Statistics and reproducibility

We randomly selected plasma samples in a 1:1:2 ratio of Confirmed:Unconfirmed:Unlikely TB, and sample size was determined by availability of specimens and to ensure adequate precision in the test set. With a sample size of 500 and 25% held for the test set, we would be powered to measure a sensitivity of 90% +/− 12% and specificity of 70% +/− 10% when comparing Confirmed to Unlikely TB. Samples were batched by country, and randomized within a given sample preparation plate and data acquisition for each country and staff were blinded to TB status during data acquisition.
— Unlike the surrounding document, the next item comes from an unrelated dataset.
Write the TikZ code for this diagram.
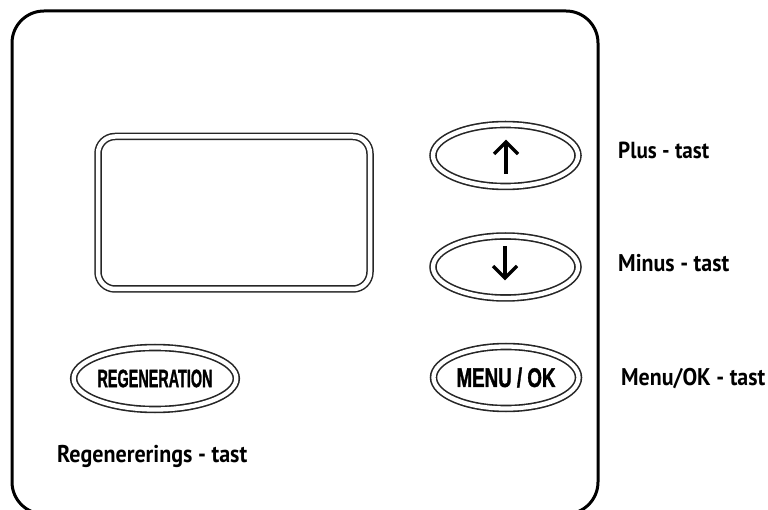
\documentclass[tikz,border=0pt]{standalone}
\usepackage{fontspec}
\setmainfont{PT Sans}
\newfontfamily\btnfont{Liberation Sans}[BoldFeatures={FakeBold=1.6}]
\usetikzlibrary{shapes.geometric,arrows.meta}
\tikzset{
  frame/.style={line width=3pt, rounded corners=32pt},
  screenbox/.style={draw=black!85, line width=1.5pt, double=white, double distance=4.5pt, rounded corners=17pt},
  btn/.style={ellipse, draw=black!85, line width=1.6pt, double=white, double distance=4.3pt, inner sep=0pt, minimum width=145pt, minimum height=62pt},
  lbl/.style={anchor=base west, inner sep=0pt},
  arr/.style={line width=3.2pt, line cap=butt, line join=miter}
}
\begin{document}
\begin{tikzpicture}[x=1pt,y=-1pt]
\useasboundingbox (0,0) rectangle (768,510);
\clip (0,0) rectangle (768,510);
\draw[frame] (12,11) rectangle (598,514);
\draw[screenbox] (98,136.5) rectangle (370,289);
\node[btn] (up) at (505.5,155.5) {};
\node[btn] (down) at (505.5,267) {};
\node[btn] (menu) at (506,377.5) {\resizebox{99pt}{19.5pt}{\btnfont\bfseries MENU / OK}};
\node[btn, minimum width=149pt] (regen) at (155,378.5) {\resizebox{115pt}{17.5pt}{\btnfont\bfseries REGENERATION}};
\coordinate (upS) at (506,174);
\coordinate (upE) at (506,142);
\coordinate (dnS) at (505,246);
\coordinate (dnE) at (505,278);
\draw[arr] (upS) -- (upE);
\draw[arr] ([xshift=-12pt,yshift=-12pt]upE) -- (upE) -- ([xshift=12pt,yshift=-12pt]upE);
\draw[arr] (dnS) -- (dnE);
\draw[arr] ([xshift=-12pt,yshift=12pt]dnE) -- (dnE) -- ([xshift=12pt,yshift=12pt]dnE);
\node[lbl] (lplus) at (618,159) {\scalebox{1}[1.1]{\resizebox{91pt}{!}{\bfseries Plus - tast}}};
\node[lbl] (lminus) at (618,272) {\scalebox{1}[1.1]{\resizebox{111pt}{!}{\bfseries Minus - tast}}};
\node[lbl] (lmenu) at (621,385) {\scalebox{1}[1.1]{\resizebox{144pt}{!}{\bfseries Menu/OK - tast}}};
\node[lbl] (lregen) at (57,462) {\scalebox{1}[1.1]{\resizebox{190pt}{!}{\bfseries Regenererings - tast}}};
\end{tikzpicture}
\end{document}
All samples were analyzed once with the exception of selected samples where there was evidence of instrument performance deviation, including the observation of significant mass shifts or consecutive injections with reduced signal. Data for these samples was re-collected, and this re-collected data is presented in this study. Samples not passing QCs defined in the section “DIA-PASEF enabled high-throughput plasma proteomics” were removed (n = 7). In the machine learning analysis, data were excluded for greater than 50% missingness.